Take time to be holy, speak oft with thy Lord; abide in Him always, and feed on His Word. Make friends of God’s children, help those who are weak, forgetting in nothing His blessing to seek. Take time to be holy, the world rushes on; spend much time in secret, with Jesus alone. By looking to Jesus, like Him thou shalt be; thy friends in thy conduct His likeness shall see.”

     Jesus knew the importance of having a quiet time with His Heavenly Father. We read in the Gospel of Mark how “in the morning, having risen a long while before daylight, He went out and departed to a solitary place; and there He prayed” (Mark 1:35). Jesus knew the importance of having a daily quiet time with His Heavenly Father. He felt the need to rise early before daylight, to avoid any possible distractions, and to depart to a solitary place to pray. Now if Christ, who was “God manifest in the flesh” (1 Tim. 3:16), felt the need to have a quiet time with His Heavenly Father, how much more should His followers? 

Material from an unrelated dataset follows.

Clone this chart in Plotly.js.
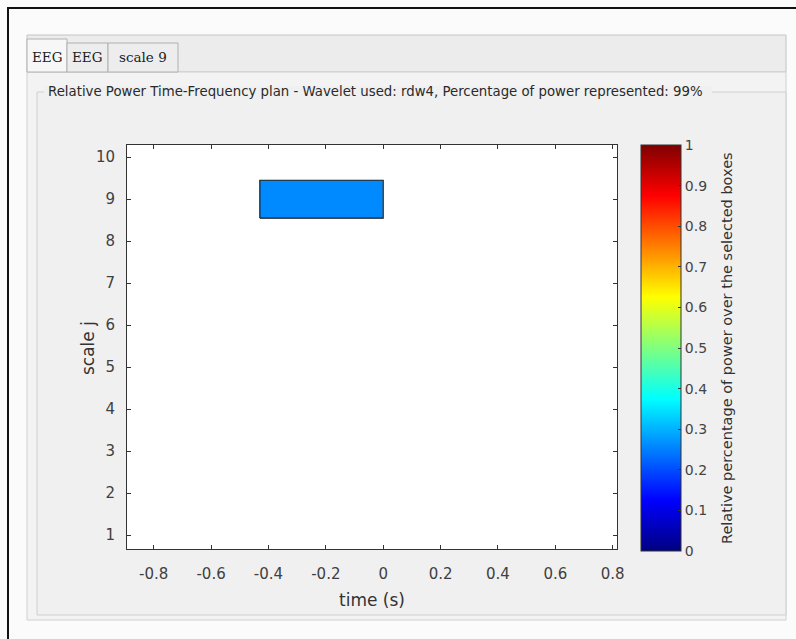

     David too had a quiet time with His Heavenly Father. David cries to the Lord in the 5th Psalm:  “Give ear to my words, O Lord, consider my meditation. Give heed to the voice of my cry, my king and my God, for to You I will pray. My voice You shall hear in the morning, O Lord; in the morning I will direct it to You, and I will look up” (Psalm 5:1-3). Also in the 63rd Psalm:  “O God, You are my God; early will I seek You; my soul thirsts for You; my flesh longs for You in a dry and thirsty land where there is no water. So I have looked for You in the sanctuary, to see Your power and Your glory” (Psalm 63:1-2). David made sure he sets time each day to spend with his Heavenly Father. He says:  “As for me, I will call upon God, and the Lord shall save me. Evening and morning and at noon I will pray, and cry aloud, and He shall hear my voice” (Psalm 55:16-17). The Psalmist in Psalm 119, who most likely was King David, says:  “I rise before the dawning of the morning, and cry for help; I hope in Your word. My eyes are awake through the night watches, that I may meditate on Your word” (Psalm 119:147-148). 

     Daniel also had a quiet time with God. We read how “he knelt down on his knees three times” and “prayed and gave thanks before his God, as was his custom since early days” (Daniel 6:10). His enemies knew they would find him “praying and making supplication before his God” (Daniel 6:11). Job also had a prayer life. We read in the Book of Job how he would rise early in the morning and pray for his children and “offer burnt offerings according to the number of them all. For Job said, ‘It may be that my sons have sinned and cursed God in their hearts’” and “thus Job did regularly” (Job 1:5). 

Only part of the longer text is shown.